There have been times in the LTL industry when it seemed that nothing significant was happening in terms of market share, freight diversion, and rate leverage. Now is not one of those times.

By John D. Schulz, Contributing Editor -- Logistics Management, 7/1/2007

There have been times in the LTL industry when it seemed that nothing significant was happening in terms of market share, freight diversion, and rate leverage. Now is not one of those times.

“This is a good time to put your LTL bids out,” says Satish Jindel, who tracks the LTL sector as principal of SJ Consulting. “Earlier in the year was a better time, but now is a good time too.”

Taking advantage of an overall soft market in the $33.6 billion LTL sector, shippers are voting with their feet. They are abandoning the large, unionized, national carriers in favor of a host of alternatives that are filling the market place. Non-union competitors, eager to capitalize on the ongoing talks with the Teamsters union, are pulling out all stops in an attempt to win freight from the unionized carriers.

“There is some shifting going on,” says Fred Boehler, vice president of logistics for Borders Group. “Those carriers who aren't able to execute from a service standpoint are losing market share because competition is able to match them on price and able to deliver a better service product.”

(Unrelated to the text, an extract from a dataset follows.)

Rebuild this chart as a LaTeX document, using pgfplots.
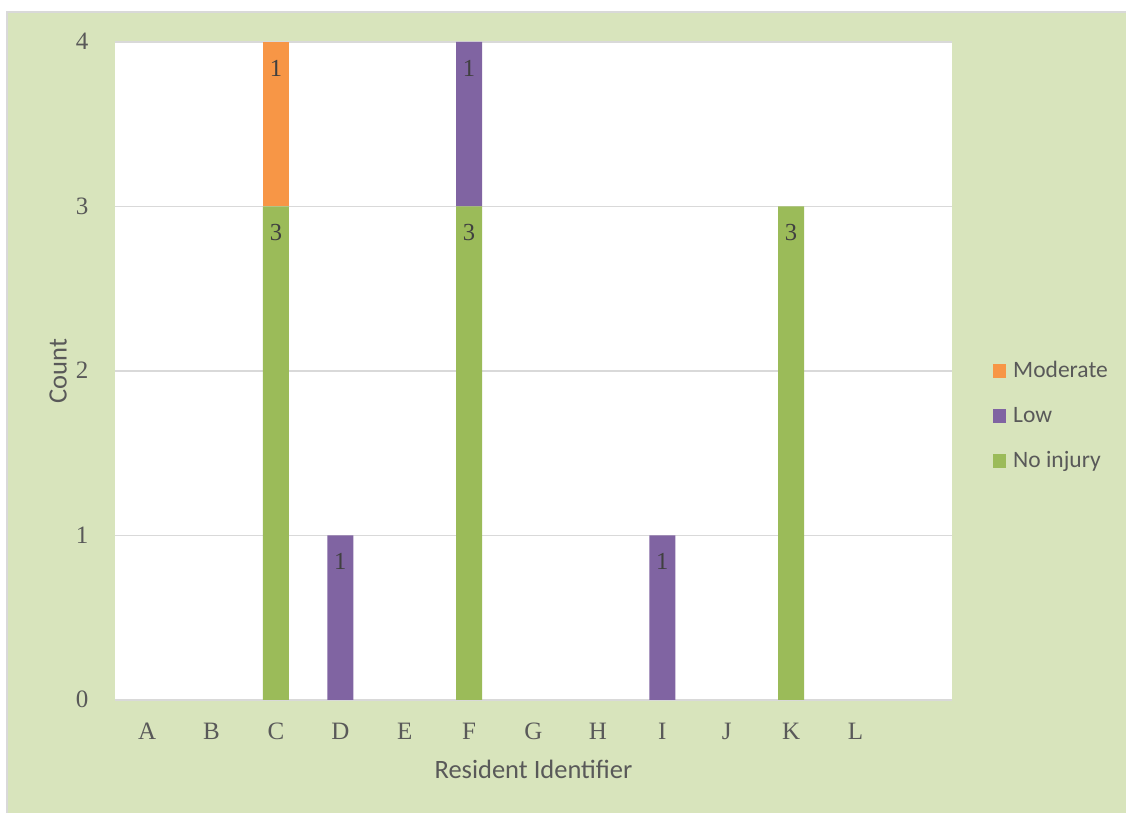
\documentclass[border=0pt]{standalone}
\usepackage{pgfplots}
\pgfplotsset{compat=1.18}
\usepackage{pgfplotstable}
\usepackage{fontspec}
\setmainfont{Liberation Serif}
\newfontfamily\carlito{Carlito}
\definecolor{bgc}{HTML}{D8E4BC}
\definecolor{bordc}{HTML}{D9D9D9}
\definecolor{gridc}{HTML}{D9D9D9}
\definecolor{cgreen}{HTML}{9BBB59}
\definecolor{cpurple}{HTML}{8064A2}
\definecolor{corange}{HTML}{F79646}
\definecolor{txt}{HTML}{595959}
\definecolor{dlab}{HTML}{404040}

\pgfplotstableread{
x ni lo mo nil lol mol
0 0 0 0 {} {} {}
1 0 0 0 {} {} {}
2 3 0 1 3 {} 1
3 0 1 0 {} 1 {}
4 0 0 0 {} {} {}
5 3 1 0 3 1 {}
6 0 0 0 {} {} {}
7 0 0 0 {} {} {}
8 0 1 0 {} 1 {}
9 0 0 0 {} {} {}
10 3 0 0 3 {} {}
11 0 0 0 {} {} {}
}\data

\begin{document}
\begin{tikzpicture}
\path[use as bounding box] (0,0) rectangle (1126pt,813pt);
\fill[white] (0,0) rectangle (1126pt,813pt);
\fill[bgc] (7pt,0) rectangle (1126pt,801pt);
\draw[bordc, line width=1.5pt] (7pt,0) -- (7pt,801pt) -- (1126pt,801pt);
\begin{axis}[
  at={(115pt,113pt)}, anchor=south west,
  scale only axis, width=837pt, height=658pt,
  axis background/.style={fill=white},
  ybar stacked, bar width=26pt,
  xmin=-0.5, xmax=12.5, ymin=0, ymax=4,
  xtick={0,...,11},
  xticklabels={A,B,C,D,E,F,G,H,I,J,K,L},
  ytick={0,1,2,3,4},
  /pgf/number format/assume math mode=true,
  major tick length=0pt,
  axis x line*=bottom, axis y line*=left,
  x axis line style={draw=gridc, line width=2pt, -},
  y axis line style={draw=none},
  ymajorgrids, grid style={draw=gridc, line width=1.5pt},
  xticklabel style={font=\fontsize{25}{28}\selectfont, text=txt, anchor=base, yshift=-39pt},
  yticklabel style={font=\fontsize{25}{28}\selectfont, text=txt, anchor=base east, xshift=-23pt, yshift=-8pt},
  every axis y label/.style={at={(axis description cs:0,0.5)}, xshift=-57pt, rotate=90, anchor=center, font=\fontsize{26.5}{30}\selectfont\carlito, text=txt},
  every axis x label/.style={at={(axis description cs:0.5,0)}, yshift=-69pt, anchor=center, font=\fontsize{26.5}{30}\selectfont\carlito, text=txt},
  xlabel={Resident Identifier},
  ylabel={Count},
  point meta=explicit symbolic,
  nodes near coords,
  legend image code/.code={\fill[#1] (0pt,-6pt) rectangle (13pt,8pt); \path (20pt,0pt);},
  reverse legend,
  legend style={at={(axis description cs:1.0454,0.4301)}, anchor=west, draw=none, fill=none,
    font=\fontsize{23.5}{27}\selectfont\carlito, text=txt, row sep=24pt,
    nodes={inner sep=0pt, text height=16pt, text depth=5pt, anchor=west}},
]
\addplot[fill=cgreen, draw=none,
  every node near coord/.style={font=\fontsize{24.5}{28}\selectfont, text=dlab, anchor=center, yshift=220.75pt}]
  table[x=x, y=ni, meta=nil] {\data};
\addplot[fill=cpurple, draw=none,
  every node near coord/.style={font=\fontsize{24.5}{28}\selectfont, text=dlab, anchor=center, yshift=56.25pt}]
  table[x=x, y=lo, meta=lol] {\data};
\addplot[fill=corange, draw=none,
  every node near coord/.style={font=\fontsize{24.5}{28}\selectfont, text=dlab, anchor=center, yshift=56.25pt}]
  table[x=x, y=mo, meta=mol] {\data};
\legend{No injury, Low, Moderate}
\end{axis}
\end{tikzpicture}
\end{document}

The winning carriers are those able to capitalize on the still-growing regional markets by offering top-flight service at competitive rates. Pitt Ohio Express, the Northeast regional carrier, expects 10 percent tonnage growth this year, partially as a result of geographic expansion. A. Duie Pyle, another Northeast regional, reports that it expects a 7 percent revenue gain with virtually no expansion.

Con-way, a perennial leader in profitability in the LTL sector, is reporting increases in tonnage and reports seeing year-over-year increases in volumes. The company also reports that its recovering business lost during its yield improvement initiative in late 2005 and 2006.

And even though shippers are still demanding consistency and reliability from their time-tested carriers, many don't expect to pay a whole lot more for high-level service due to current market conditions. A survey of more than 100 shippers by Bear Stearns showed shippers expect LTL rate increases of just 1.5 percent year-over-year. That's the lowest expected increase since the second quarter of 2002 when the LTL sector was at the end of the last freight recession.

 

Although virtually all LTL carrier executives describe pricing as “rational but competitive,” the reality is that the marketplace is perhaps the softest it's been in six years. Analysts contend that any shipper who is signing a contract for more than a 2 to 3 percent rate increase ought to be doing better in negotiations.

“The overall market is soft—that's what I'm hearing across the board,” Boehler adds. “Absolutely, you're seeing more market shifting. From a price standpoint, there's not a huge differentiation among the key players.”

A subtle word of warning: Shippers should keep in mind two dates: March 31, 2008, and July 31, 2008. Those are expiration dates for Teamsters contracts covering nearly 300,000 workers at UPS and some 60,000 workers in LTL. Union sources report solid progress in the UPS talks, but hardly any work on the National Master Freight Agreement.

The year before a contract year is always lively in freight. “It helps if a shipper is negotiating with the unionized guys who will fight to retain the business,” Jindel says. “But shippers can only use that leverage with the unionized carriers. The non-union carriers actually benefit from any uncertainty in the market place that comes with contract talks.”